I'm not happy with the CVE system, no one is. You're not either. All I'm saying is, comparisons of CVEs across languages, like Sutter has done, aren't helpful or useful. He claims that C++ will be equally safe as Rust if CVEs were reduced by 90%. But as long as the C++ community doesn't file CVEs when Rust does, that's not correct. And it's likely to be more incorrect if the community follows through with Herb's suggestion to take control of the CVE filing mechanism.


> My understanding of the vulnerability happens because a different process interleaves access to the same object in the file system between the time of check (TOC) and time of use (TOU) leading to the TOCTOU bug. And this isn't a vulnerability in C++ because it's considered UB by the spec.

The definition as Undefined Behaviour in the spec is quite unfortunate and a mistake. We do agree on that.

> I'm not happy with the CVE system, no one is. You're not either. All I'm saying is, comparisons of CVEs across languages, like Sutter has done, aren't helpful or useful.

On this I do agree too. And saying that a lot of communities have things to learn from the Rust core team about security issue handling is a completely fair statement.

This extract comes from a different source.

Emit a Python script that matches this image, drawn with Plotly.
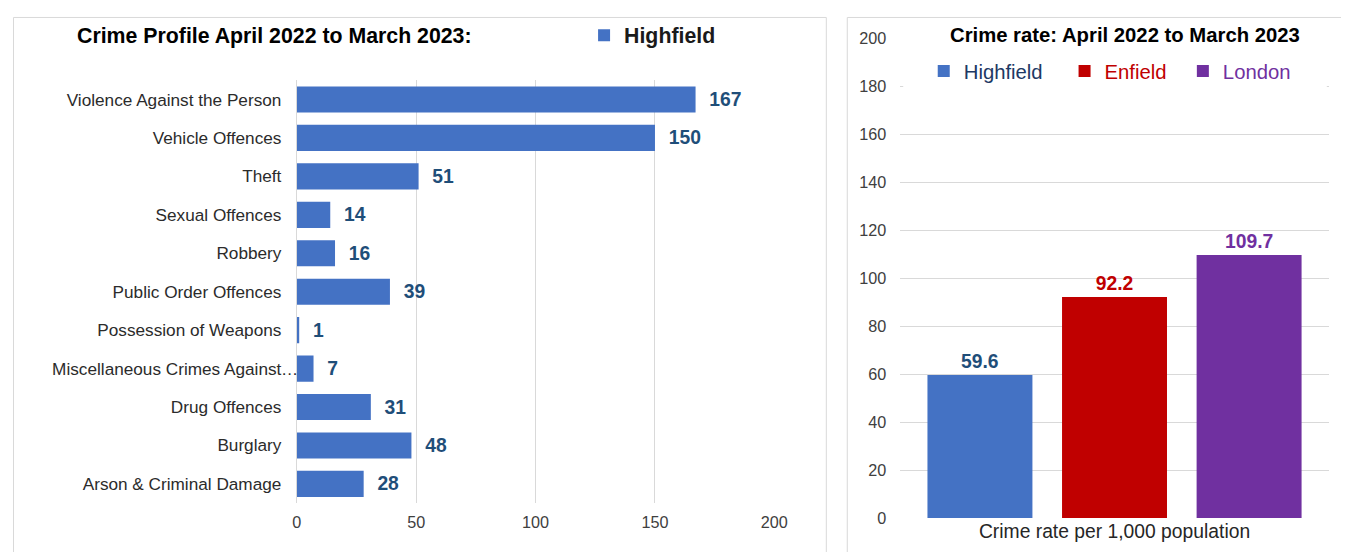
import plotly.graph_objects as go

# ---- data ----
crime_types = [
    "Violence Against the Person", "Vehicle Offences", "Theft", "Sexual Offences",
    "Robbery", "Public Order Offences", "Possession of Weapons",
    "Miscellaneous Crimes Against\u2026", "Drug Offences", "Burglary",
    "Arson & Criminal Damage",
]
crime_counts = [167, 150, 51, 14, 16, 39, 1, 7, 31, 48, 28]

rate_areas = ["Highfield", "Enfield", "London"]
rate_values = [59.6, 92.2, 109.7]
rate_category = "Crime rate per 1,000 population"

left_ticks = [0, 50, 100, 150, 200]
right_ticks = [0, 20, 40, 60, 80, 100, 120, 140, 160, 180, 200]

# ---- styles / geometry ----
# mapping from figure pixels to the photographed picture (measured):
AX, BX = 0.987, 11.9
AY, BY = 0.968, 15.7
FW, FH = 1360, 556
FONT = "Liberation Sans, Arial, sans-serif"
bar_colors = ["#4472C4", "#C00000", "#7030A0"]
label_colors = ["#1F4E79", "#C00000", "#7030A0"]
legend_text_colors = ["#203864", "#C00000", "#7030A0"]
legend_pad = ["\u00a0\u00a0\u00a0", "\u00a0\u00a0", ""]
GRID = "#D9D9D9"
ELL = "\u2026"


def fx(r):
    return (r - BX) / AX


def fy(r):
    return (r - BY) / AY


def px(r):
    return fx(r) / FW


def py(r):
    return 1 - fy(r) / FH


def fs(s):
    return round(s / AX, 1)


# truncated labels: the ellipsis overhangs the axis, as in the original
tick_text = [t[:-1] if t.endswith(ELL) else t for t in crime_types]

fig = go.Figure()

fig.add_trace(go.Bar(
    y=crime_types, x=crime_counts, orientation="h",
    name="<b>Highfield</b>",
    marker=dict(color="#4472C4", line=dict(width=0)),
    width=0.68,
    text=crime_counts, textposition="outside",
    texttemplate="  %{x}",
    textfont=dict(family=FONT, size=fs(19), color="#1F4E79", weight="bold"),
    cliponaxis=False,
    xaxis="x", yaxis="y", legend="legend",
))

for i, area in enumerate(rate_areas):
    fig.add_trace(go.Bar(
        x=[rate_category], y=[rate_values[i]],
        name=f"<span style='color:{legend_text_colors[i]}'>{area}{legend_pad[i]}</span>",
        marker=dict(color=bar_colors[i], line=dict(width=0)),
        text=[rate_values[i]], textposition="outside",
        texttemplate="%{y:.1f}",
        textfont=dict(family=FONT, size=fs(19), color=label_colors[i], weight="bold"),
        cliponaxis=False,
        xaxis="x2", yaxis="y2", legend="legend2",
    ))

fig.update_layout(
    width=FW, height=FH,
    margin=dict(l=0, r=0, t=0, b=0),
    paper_bgcolor="white", plot_bgcolor="white",
    font=dict(family=FONT, size=fs(16), color="#262626"),
    barmode="group", bargap=0.058, bargroupgap=0.22,
    xaxis=dict(
        domain=[px(296), px(774)], range=[0, 200],
        tickvals=left_ticks, showgrid=True, gridcolor=GRID, gridwidth=1,
        zeroline=False, showline=False, ticks="", ticklabelstandoff=8,
        tickfont=dict(size=fs(16), color="#404040"), anchor="y",
    ),
    yaxis=dict(
        domain=[py(502), py(79)], autorange="reversed",
        categoryorder="array", categoryarray=crime_types,
        tickmode="array", tickvals=crime_types, ticktext=tick_text,
        showgrid=False, zeroline=False, showline=True, linecolor=GRID,
        ticks="", ticklabelstandoff=11,
        tickfont=dict(size=fs(17), color="#2B2B2B"), anchor="x",
    ),
    xaxis2=dict(
        domain=[px(900), px(1329)], anchor="y2",
        showgrid=False, zeroline=False, showline=False, ticks="",
        ticklabelstandoff=0,
        tickfont=dict(size=fs(19), color="#262626"),
    ),
    yaxis2=dict(
        domain=[py(517), py(37)], range=[0, 200], anchor="x2",
        tickvals=right_ticks, showgrid=True, gridcolor=GRID, gridwidth=1,
        zeroline=False, showline=False, ticks="", ticklabelstandoff=13,
        tickfont=dict(size=fs(16), color="#404040"),
    ),
    legend=dict(
        x=(fx(624) - 41) / FW, y=py(34), xanchor="left", yanchor="middle",
        orientation="h", bgcolor="rgba(0,0,0,0)",
        font=dict(family=FONT, size=fs(21), color="#1A1A1A"),
    ),
    legend2=dict(
        x=(fx(964) - 41) / FW, y=py(70), xanchor="left", yanchor="middle",
        orientation="h", bgcolor="white",
        font=dict(family=FONT, size=fs(20)),
        traceorder="normal",
    ),
    showlegend=True,
)

# ellipsis of the truncated category label, overhanging the axis
for cat in crime_types:
    if cat.endswith(ELL):
        fig.add_annotation(text=ELL, xref="x", yref="y", x=0, y=cat,
                           xanchor="right", yanchor="middle", xshift=3,
                           showarrow=False,
                           font=dict(family=FONT, size=fs(17), color="#2B2B2B"))

# panel borders
fig.add_shape(type="rect", xref="paper", yref="paper",
              x0=0.5 / FW, x1=px(826), y0=-0.1, y1=1 - 0.5 / FH,
              line=dict(color=GRID, width=1), fillcolor="rgba(0,0,0,0)", layer="below")
fig.add_shape(type="rect", xref="paper", yref="paper",
              x0=px(847), x1=px(1345), y0=-0.1, y1=1 - 0.5 / FH,
              line=dict(color=GRID, width=1), fillcolor="rgba(0,0,0,0)", layer="below")
# white band behind the right legend (hides the gridline there)
fig.add_shape(type="rect", xref="paper", yref="paper",
              x0=px(903), x1=px(1327), y0=py(90), y1=py(52),
              line=dict(width=0), fillcolor="white", layer="above")

# titles
fig.add_annotation(text="<b>Crime Profile April 2022 to March 2023:</b>",
                   xref="paper", yref="paper", x=px(274), y=py(35),
                   xanchor="center", yanchor="middle", showarrow=False,
                   font=dict(family=FONT, size=fs(21), color="#000000"))
fig.add_annotation(text="<b>Crime rate: April 2022 to March 2023</b>",
                   xref="paper", yref="paper", x=px(1124.5), y=py(34),
                   xanchor="center", yanchor="middle", showarrow=False,
                   bgcolor="white", borderpad=5,
                   font=dict(family=FONT, size=fs(20), color="#000000"))

fig.write_html("out.html")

What infuriated me was your point:

> but only because C++ doesn't regard the issue as a problem at all. The problem definitely exists in C++, but it's not acknowledged as a problem, let alone fixed

Which tend to under-mean that the C++ community took no action regarding to this exact problem. When, in fact, it is already patched and released in all major implementations (exactly like Rust did).


Yeah you're right, I originally said no action was taken because I was going off of my recollection of the original issue 2 years ago. When Rust released this blog post (Jan 20th 2022) the same issue had been fixed already in Python. When I asked around about C++, people pasted the reference link and said it didn't need to be fixed because it was defined as UB. I stand corrected, they did fix it. And good on them for fixing it and not closing it as "spec says its fine".

It's still bad they didn't file a CVE for it, knowing that other languages did so. It reduces trust in their ecosystem.


> It's still bad they didn't file a CVE for it, knowing that other languages did so. It reduces trust in their ecosystem.

Curiosity question: Do you know if python has also a CVE for this exact same problem ? I am not able to find it back through their git history.


In my understanding, no. I believe it was bpo-4489 [1], and I couldn't find a matching advisory from the PSF's database [2] which should contain most historical advisories as well (it does seem to miss earliest advisories like PSF-2005-001 and PSF-2006-001 though).